| Steven Pinker talks about art in one of his books. I believe it’s in “How the Mind Works” he splits art in to two rough categories: “Museum Art” and “Motel Art”. Motel Art might be a picture of a flower or a field. Museum art is things like Picasso and Rembrandt - what can be in a museum changes over time. E.g, if I paint a Picasso that would be passable in a motel, but not a museum. Picasso has been done. Doing it again is not museum art. That is, motel art is pretty to look at. Museum art is culturally and historically defined. A less favorable interpretation is that museum art is an intellectual pissing contest, where curators and visitors can measure their dicks by how much they know about the art history that lead up to this work or how much that work challenges status quo.
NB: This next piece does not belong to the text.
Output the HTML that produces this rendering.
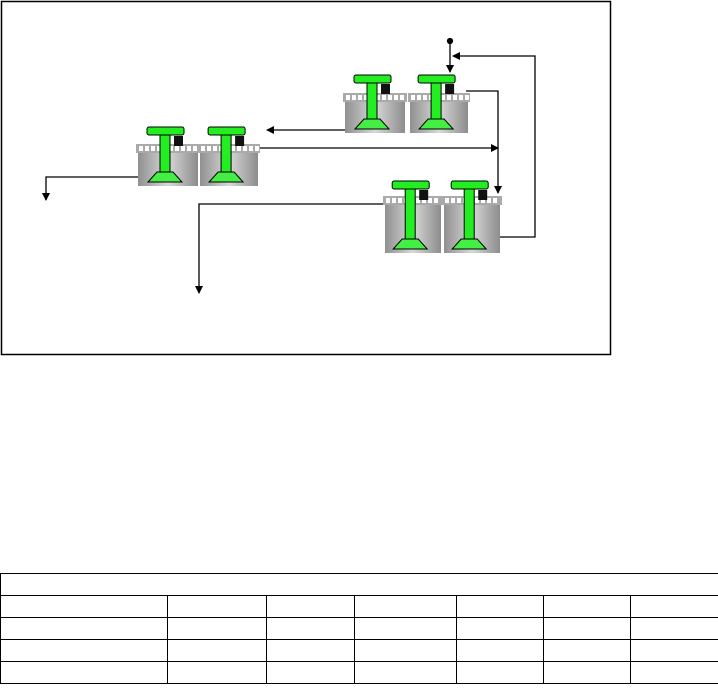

Making pretty motel art is a solved problem. Making museum art, the prettiness or the craftsmanship has for a long time been largely been irrelevant. It might help form the story around the piece, but it is the story around the piece that is important. That story may be ruined by the revelation that a given piece is produced by AI or it may be the center piece of the story that propels a piece into art history. We have already seen childrens paintings and monkeys paintings win museum curators favor. We’ve also seen toilets and feces been placed in museums and art history. I don’t see anything here changing. |
It feels like most of what I see is meaningless "motel art" or unaesthetic museum art (think of the artists who do things like bolting a urinal to a wall or abstract art that's basically a blank canvas with some lines).
I'm not saying that there isn't a place for avant garde art. I just think that the art community has lost its way in focusing on it almost exclusively.